Former CFO David Wells earned $5.4 million from $4.5 million, excluding $73.5 million in stock.

Finally, chief marketing officer Kelly Bennett, who is leaving the company, earned more than $7.3 million in 2018. He will exit the company with nearly $20 million in Netflix stock.

Activision Blizzard’s Spencer Neumann Expected to Become New Netflix CFO

Netflix is reportedly set to announce the hiring of Spencer Neumann as its new CFO, replacing long-time chief executive David Wells, who is leaving the company, according to Reuters, which cited sources familiar with the situation.

Neumann, who has been CFO of Activision Blizzard for less than two years, was put on paid leave Dec. 31 by the Los Angeles-based video game publisher, according to a regulatory filing.

Prior to Activision, Neumann held management positions at Disney’s theme park and television units.

A Netflix spokesperson wasn’t immediately available for comment.


CFO David Wells Leaving Netflix

Netflix Aug. 13 announced that CFO David Wells plans to step down after helping the company choose his successor. The search will include both internal and external candidates. Wells, who joined Netflix in 2004 and has served as CFO since 2010, intends to stay until his successor is found.

“It’s been 14 wonderful years at Netflix, and I’m very proud of everything we’ve accomplished,” Wells said in a statement.

Wells, who has made a small fortune through stock options during Netflix’s meteoric rise, said his next chapter in life will focus on philanthropy.

“I like big challenges, but I’m not sure yet what that looks like,” he said.

“David has been a valuable partner to Netflix and to me. He skillfully managed our finances during a phase of dramatic growth that has allowed us to create and bring amazing entertainment to our members all over the world while also delivering outstanding returns to our investors,” said co-founder/CEO Reed Hastings. “I look forward to working with him during the transition as we identify a new CFO who will help us continue to pursue our ambitious goals.”


Netflix Crushes Q1 New Subscriber Estimates

Netflix April 16 said it added record 7.4 million new subscribers in the first quarter (ended March 31) – topping Wall Street estimates of 6.5 million. The service added 5.4 million subs internationally, compared to 1.96 million (1.45 million forecast) in the United States.

International operations now account for 50% of revenue and 55% of memberships. Netflix has 125 million members globally. Netflix added 1.98 million domestically in the fourth quarter, underscoring the service’s maturity in the U.S.
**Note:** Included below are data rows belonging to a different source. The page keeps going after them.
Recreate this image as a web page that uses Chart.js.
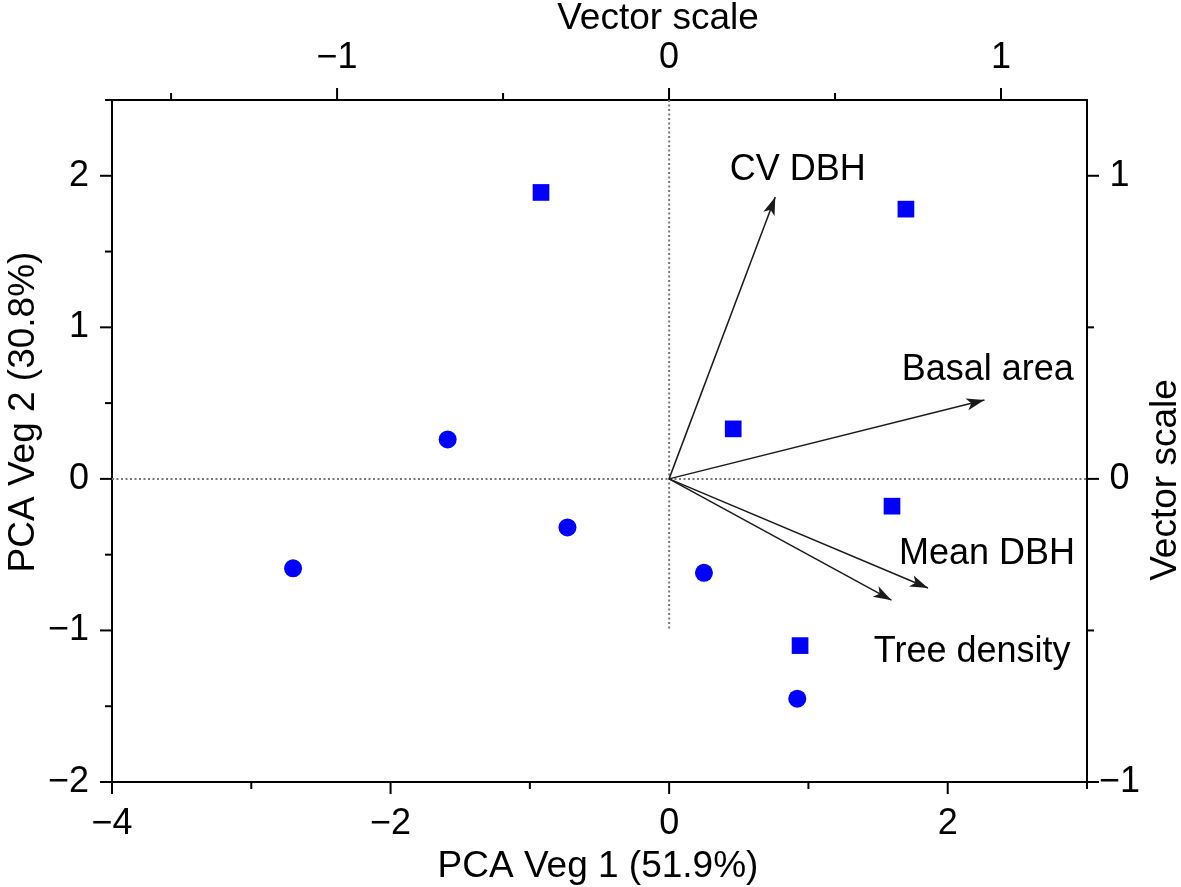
<!DOCTYPE html>
<html>
<head>
<meta charset="utf-8">
<script src="https://cdn.jsdelivr.net/npm/chart.js@4.4.0/dist/chart.umd.min.js"></script>
<style>
    html, body { margin: 0; padding: 0; background: #fff; }
</style>
</head>
<body>
<canvas id="pcaChart" width="1181" height="887"></canvas>
<script>
// site scores (PCA Veg 1 / PCA Veg 2)
const squareX = [-0.92, 1.70, 0.46, 1.60, 0.94];
const squareY = [1.89, 1.78, 0.33, -0.18, -1.10];
const circleX = [-1.59, -2.70, -0.73, 0.25, 0.92];
const circleY = [0.26, -0.59, -0.32, -0.62, -1.45];

// loading vectors (vector scale)
const vectorNames = ["CV DBH", "Basal area", "Mean DBH", "Tree density"];
const vectorX = [0.32, 0.95, 0.78, 0.67];
const vectorY = [0.93, 0.26, -0.36, -0.40];

// where each vector name sits (vector scale units)
const nameX = [0.388, 0.960, 0.958, 0.913];
const nameY = [1.020, 0.360, -0.248, -0.571];

// labelled (major) tick spacing per axis
const majorStep = { x: 2, y: 1, x2: 1, y2: 1 };

const FONT = "'Liberation Sans', Arial, sans-serif";
const BLUE = "#0000ff";

function fmt(v, step) {
    const k = v / step;
    if (Math.abs(k - Math.round(k)) > 1e-6) return "";
    v = Math.round(v);
    return v < 0 ? "\u2212" + Math.abs(v) : String(v);
}

const toPts = (xs, ys) => xs.map((x, i) => ({ x: x, y: ys[i] }));

const datasets = [
    {
        label: "squares",
        data: toPts(squareX, squareY),
        pointStyle: "rect",
        pointRadius: 11.8,
        backgroundColor: BLUE,
        borderWidth: 0
    },
    {
        label: "circles",
        data: toPts(circleX, circleY),
        pointStyle: "circle",
        pointRadius: 9,
        backgroundColor: BLUE,
        borderWidth: 0
    }
];

vectorNames.forEach((name, i) => {
    datasets.push({
        type: "line",
        label: name,
        xAxisID: "x2",
        yAxisID: "y2",
        data: [{ x: 0, y: 0 }, { x: vectorX[i], y: vectorY[i] }],
        borderColor: "#1a1a1a",
        borderWidth: 1.5,
        pointRadius: 0
    });
});

// dotted zero lines
datasets.push({
    type: "line",
    label: "h0",
    data: [{ x: -4, y: 0 }, { x: 3, y: 0 }],
    borderColor: "#777",
    borderWidth: 2,
    borderDash: [2, 2.5],
    pointRadius: 0
});
datasets.push({
    type: "line",
    label: "v0",
    data: [{ x: 0, y: 2.5 }, { x: 0, y: -1 }],
    borderColor: "#777",
    borderWidth: 2,
    borderDash: [2, 2.5],
    pointRadius: 0
});

function axisTicks(id, step, pad) {
    return {
        stepSize: step,
        color: "#000",
        font: { family: FONT, size: 36 },
        padding: pad,
        autoSkip: false,
        maxRotation: 0,
        includeBounds: false,
        callback: v => fmt(v, majorStep[id])
    };
}

const scaleBase = {
    type: "linear",
    grid: { display: false, drawTicks: false },
    border: { display: true, color: "#000", width: 2 }
};

// arrowheads, tick marks, vector names, axis titles
const extras = {
    id: "extras",
    afterDatasetsDraw(chart) {
        const ctx = chart.ctx;
        const sx = chart.scales.x2, sy = chart.scales.y2;
        ctx.save();

        // arrowheads
        ctx.fillStyle = "#1a1a1a";
        vectorX.forEach((vx, i) => {
            const x0 = sx.getPixelForValue(0), y0 = sy.getPixelForValue(0);
            const x1 = sx.getPixelForValue(vx), y1 = sy.getPixelForValue(vectorY[i]);
            const a = Math.atan2(y1 - y0, x1 - x0);
            const len = 18, half = 6;
            ctx.beginPath();
            ctx.moveTo(x1, y1);
            ctx.lineTo(x1 - len * Math.cos(a) + half * Math.sin(a), y1 - len * Math.sin(a) - half * Math.cos(a));
            ctx.lineTo(x1 - 0.75 * len * Math.cos(a), y1 - 0.75 * len * Math.sin(a));
            ctx.lineTo(x1 - len * Math.cos(a) - half * Math.sin(a), y1 - len * Math.sin(a) + half * Math.cos(a));
            ctx.closePath();
            ctx.fill();
        });

        // vector names
        ctx.fillStyle = "#000";
        ctx.font = "36px " + FONT;
        ctx.textAlign = "center";
        ctx.textBaseline = "middle";
        vectorNames.forEach((name, i) => {
            ctx.fillText(name, sx.getPixelForValue(nameX[i]), sy.getPixelForValue(nameY[i]));
        });

        // tick marks pointing outward
        ctx.strokeStyle = "#000";
        ctx.lineWidth = 2;
        ["x", "y", "x2", "y2"].forEach(id => {
            const s = chart.scales[id];
            s.ticks.forEach(t => {
                const len = fmt(t.value, majorStep[id]) !== "" ? 12 : 7;
                const p = s.getPixelForValue(t.value);
                ctx.beginPath();
                if (s.position === "bottom") { ctx.moveTo(p, s.top); ctx.lineTo(p, s.top + len); }
                if (s.position === "top") { ctx.moveTo(p, s.bottom); ctx.lineTo(p, s.bottom - len); }
                if (s.position === "left") { ctx.moveTo(s.right, p); ctx.lineTo(s.right - len, p); }
                if (s.position === "right") { ctx.moveTo(s.left, p); ctx.lineTo(s.left + len, p); }
                ctx.stroke();
            });
        });

        // axis titles
        ctx.font = "37px " + FONT;
        ctx.textBaseline = "alphabetic";
        ctx.textAlign = "center";
        ctx.fillText("PCA Veg 1 (51.9%)", 598, 877);
        ctx.fillText("Vector scale", 658, 29);

        ctx.translate(34, 412);
        ctx.rotate(-Math.PI / 2);
        ctx.fillText("PCA Veg 2 (30.8%)", 0, 0);
        ctx.setTransform(1, 0, 0, 1, 0, 0);

        ctx.translate(1176, 480);
        ctx.rotate(-Math.PI / 2);
        ctx.fillText("Vector scale", 0, 0);
        ctx.restore();
    }
};

const pcaCtx = document.getElementById("pcaChart").getContext("2d");
new Chart(pcaCtx, {
    type: "scatter",
    data: { datasets: datasets },
    options: {
        responsive: false,
        animation: false,
        layout: { padding: 0 },
        plugins: { legend: { display: false }, tooltip: { enabled: false } },
        scales: {
            x: Object.assign({}, scaleBase, {
                position: "bottom", min: -4, max: 3,
                ticks: axisTicks("x", 1, 20),
                afterFit: s => { s.height = 105; }
            }),
            y: Object.assign({}, scaleBase, {
                position: "left", min: -2, max: 2.5,
                ticks: axisTicks("y", 0.5, 23),
                afterFit: s => { s.width = 112; }
            }),
            x2: Object.assign({}, scaleBase, {
                position: "top", min: -1.678, max: 1.259,
                ticks: axisTicks("x2", 0.5, 20),
                afterFit: s => { s.height = 100; }
            }),
            y2: Object.assign({}, scaleBase, {
                position: "right", min: -1, max: 1.25,
                ticks: Object.assign(axisTicks("y2", 0.5, 12), { crossAlign: "center" }),
                afterFit: s => { s.width = 94; }
            })
        }
    },
    plugins: [extras]
});
</script>
</body>
</html>
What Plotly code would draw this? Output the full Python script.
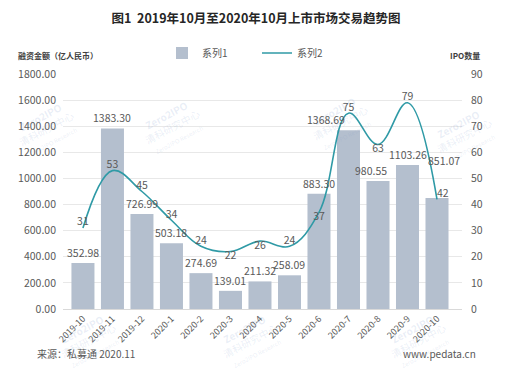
import plotly.graph_objects as go

categories = ["2019-10", "2019-11", "2019-12", "2020-1", "2020-2", "2020-3", "2020-4",
              "2020-5", "2020-6", "2020-7", "2020-8", "2020-9", "2020-10"]
amounts = [352.98, 1383.30, 726.99, 503.18, 274.69, 139.01, 211.32, 258.09,
           883.30, 1368.69, 980.55, 1103.26, 851.07]
ipo_counts = [31, 53, 45, 34, 24, 22, 26, 24, 37, 75, 63, 79, 42]

# label placement (style only)
line_label_pos = ["top center", "top center", "top center", "top center", "top center",
                  "bottom center", "bottom center", "top center", "bottom center",
                  "top center", "bottom center", "top center", "top right"]
bar_label_dx = [0, 0, 0, 0, 0, 0, 0, 0, 0, -22, -7, 0, 7]
bar_label_dy = [0, 0, 0, 0, 0, 0, 0, 0, 0, 0, 0, 0, 27]

FONT = "Noto Sans CJK SC, Noto Sans, sans-serif"
GRAY = "#595959"

# page body has an 8px default margin; lay the figure out in page pixel terms
OFF = 8
W, H = 509 - OFF, 375 - OFF
PL, PR, PT, PB = 63, 462, 74, 309          # plot area in page pixels
L, R, T, B = PL - OFF, W - (PR - OFF), PT - OFF, H - (PB - OFF)
pw, ph = W - L - R, H - T - B
def px(x): return (x - OFF - L) / pw
def py(y): return (H - B - (y - OFF)) / ph

fig = go.Figure()
fig.add_trace(go.Bar(
    x=categories, y=amounts, name="系列1",
    marker=dict(color="#B4BFCE", line=dict(width=0)),
))
fig.add_trace(go.Scatter(
    x=categories, y=ipo_counts, name="系列2", yaxis="y2",
    mode="lines+text", line=dict(color="#2F9AA6", width=1.6, shape="spline", smoothing=1.1),
    text=[str(v) for v in ipo_counts], textposition=line_label_pos,
    textfont=dict(size=10.5, color=GRAY, family=FONT),
    cliponaxis=False,
))

annotations = []
# faint watermarks
for (wx, wy) in [(46, 128), (172, 126), (340, 122), (464, 135), (88, 340), (250, 340), (418, 340)]:
    annotations.append(dict(
        text="<b>Zero2IPO</b><br>清科研究中心<br><span style='font-size:6px'>Zero2IPO Research</span>",
        x=px(wx), y=py(wy), xref="paper", yref="paper", showarrow=False, textangle=-28,
        font=dict(size=10, color="rgba(120,150,200,0.16)", family=FONT),
        xanchor="center", yanchor="middle"))

for c, v, dx, dy in zip(categories, amounts, bar_label_dx, bar_label_dy):
    annotations.append(dict(
        x=c, y=v, xref="x", yref="y", text=f"{v:.2f}", showarrow=False,
        xanchor="center", yanchor="bottom", xshift=dx, yshift=1 + dy,
        font=dict(size=10.5, color=GRAY, family=FONT)))

annotations += [
    dict(text="<b>融资金额（亿人民币）</b>", x=px(58), y=py(55), xref="paper", yref="paper",
         showarrow=False, xanchor="center", yanchor="middle",
         font=dict(size=8, color="#404040", family=FONT)),
    dict(text="<b>IPO数量</b>", x=px(465), y=py(55), xref="paper", yref="paper",
         showarrow=False, xanchor="center", yanchor="middle",
         font=dict(size=8, color="#404040", family=FONT)),
    dict(text="来源：私募通 2020.11", x=px(35), y=py(353), xref="paper", yref="paper",
         showarrow=False, xanchor="left", yanchor="middle",
         font=dict(size=10, color=GRAY, family=FONT)),
    dict(text="www.pedata.cn", x=px(478), y=py(353), xref="paper", yref="paper",
         showarrow=False, xanchor="right", yanchor="middle",
         font=dict(size=10, color=GRAY, family=FONT)),
]

fig.update_layout(
    width=W, height=H,
    margin=dict(l=L, r=R, t=T, b=B, autoexpand=False),
    paper_bgcolor="white", plot_bgcolor="white",
    font=dict(family=FONT, color=GRAY, size=10),
    bargap=0.22,
    title=dict(text="<b>图1  2019年10月至2020年10月上市市场交易趋势图</b>",
               x=(256 - OFF) / W, xanchor="center", y=1 - (19 - OFF) / H, yanchor="middle",
               font=dict(size=12.5, color="#262626", family=FONT)),
    legend=dict(orientation="h", x=px(162), xanchor="left", y=py(53), yanchor="middle",
                font=dict(size=10, color=GRAY, family=FONT), itemwidth=30,
                entrywidth=50, entrywidthmode="pixels",
                bgcolor="rgba(0,0,0,0)"),
    xaxis=dict(type="category", tickangle=-45, tickfont=dict(size=9, color=GRAY),
               showline=True, linecolor="#D9D9D9", ticks="", showgrid=False,
               automargin=False),
    yaxis=dict(range=[0, 1800], dtick=200, tickformat=".2f", gridcolor="#E8E8E8",
               zeroline=False, tickfont=dict(size=10.5, color=GRAY), ticks="",
               ticklabelstandoff=6, automargin=False),
    yaxis2=dict(range=[0, 90], dtick=10, overlaying="y", side="right", showgrid=False,
                zeroline=False, tickfont=dict(size=10.5, color=GRAY), ticks="",
                ticklabelstandoff=8, automargin=False),
    annotations=annotations,
)

fig.write_html("out.html")
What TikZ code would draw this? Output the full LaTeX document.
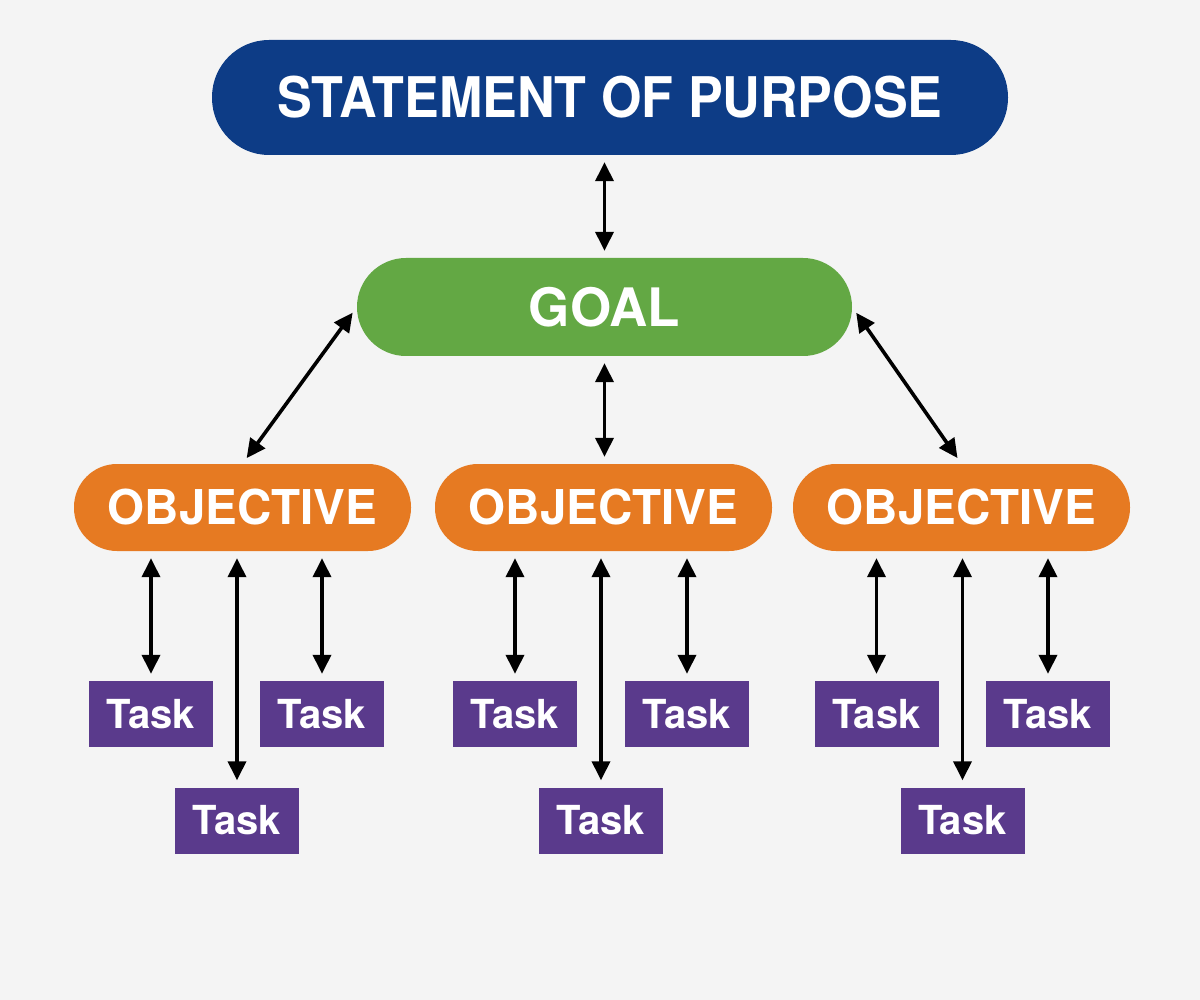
\documentclass[tikz,border=0pt]{standalone}
\usepackage{fontspec}
\setmainfont{TeX Gyre Heros}
\usetikzlibrary{arrows.meta}
\definecolor{bgc}{HTML}{F4F4F4}
\definecolor{sopblue}{HTML}{0D3C86}
\definecolor{goalgreen}{HTML}{63A844}
\definecolor{objorange}{HTML}{E67A22}
\definecolor{taskpurple}{HTML}{5A3A8C}
\tikzset{
  x=1pt,y=-1pt,
  pill/.style={draw=none, text=white, inner sep=0pt, font=\bfseries},
  taskbox/.style={fill=taskpurple, text=white, inner sep=0pt, minimum width=124pt, minimum height=66pt, font=\fontsize{40}{40}\selectfont\bfseries},
  link/.style={line width=3.6pt, {Triangle[width=18pt,length=19pt]}-{Triangle[width=18pt,length=19pt]}, shorten <=7pt, shorten >=7pt},
}
\begin{document}
\begin{tikzpicture}
\fill[bgc] (0,0) rectangle (1200,1000);
\useasboundingbox (0,0) rectangle (1200,1000);
% statement
\node[pill, fill=sopblue, minimum width=796pt, minimum height=115pt, rounded corners=57pt, font=\fontsize{56}{56}\selectfont\bfseries] (sop) at (610,97.5) {\scalebox{0.93}[1]{STATEMENT OF PURPOSE}};
% goal
\node[pill, fill=goalgreen, minimum width=495pt, minimum height=98pt, rounded corners=49pt, font=\fontsize{53}{53}\selectfont\bfseries] (goal) at (604.5,307) {GOAL};
% objectives
\foreach \n/\cx in {o1/242.5, o2/603.5, o3/961.5}{
  \node[pill, fill=objorange, minimum width=337pt, minimum height=87pt, rounded corners=43pt, font=\fontsize{48}{48}\selectfont\bfseries] (\n) at (\cx,507.5) {\scalebox{0.99}[1]{OBJECTIVE}};
}
% tasks
\node[taskbox] (t1a) at (151,714) {Task};
\node[taskbox] (t1c) at (322,714) {Task};
\node[taskbox] (t1b) at (237,820.5) {Task};
\node[taskbox] (t2a) at (515,714) {Task};
\node[taskbox] (t2c) at (687,714) {Task};
\node[taskbox] (t2b) at (601,820.5) {Task};
\node[taskbox] (t3a) at (876.5,714) {Task};
\node[taskbox] (t3c) at (1048,714) {Task};
\node[taskbox] (t3b) at (962.5,820.5) {Task};
% connectors
\draw[link] (sop.south -| goal.north) -- (goal.north);
\draw[link] (goal.west) -- (o1.north);
\draw[link] (goal.east) -- (o3.north);
\draw[link] (goal.south) -- (goal.south |- o2.north);
\foreach \o/\t in {o1/t1a, o1/t1b, o1/t1c, o2/t2a, o2/t2b, o2/t2c, o3/t3a, o3/t3b, o3/t3c}{
  \draw[link] (\t.north |- \o.south) -- (\t.north);
}
\end{tikzpicture}
\end{document}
Financially, the SVOD service generated $290 million net income on revenue of more than $3.7 billion. That compared to net income of $178 million and revenue of $2.63 billion during the previous-year period.

Netflix generated $56.3 million contribution income from its legacy by-mail disc rental unit. Revenue topped $98.7 million, compared to revenue of $120.3 million during the previous-year period. The business ended the period with more than 3.1 million subscribers, down from 3.94 million subs last year.

In the shareholder letter, CEO Reed Hastings and CFO David Wells reiterated Netflix would spend upwards of $8 billion on original content in 2018.

Scripted original series debuts in Q1 included coming of age story The End of the F***ing World and sci-fi thriller Altered Carbon as well as returning seasons of “Marvel’s Jessica Jones,” “Grace and Frankie,Santa Clarita Diet” and “A Series of Unfortunate Events.”

“Last year, we expanded our efforts in original programming to unscripted shows across several genres. Our output in this area is now comparable to similarly-focused domestic cable networks,” Hastings and Wells wrote.

The executives said the surprise launch of sci-fi movie, The Cloverfield Paradox on Super Bowl Sunday underscored a “tight” coordination between original film, product, marketing and PR teams.

“The event showcased how a big branded film can be marketed and delivered to consumers instantaneously across the globe without a wait for the theatrical window,” Hastings and Wells wrote.

Netflix continues to generate controversy releasing original feature films worldwide concurrent with any theatrical distribution. The service is skipping the Cannes Film Festival competition since its movies in France must first be screened theatrically for 36 months.

“We would never want to do that to our French members,” wrote the executives.

Hastings and Wells heralded Netflix’s first Oscar win for bike racing doping documentary Icarus.

“We’re thrilled when the creators with whom we partner are recognized for their exceptional work,” they wrote.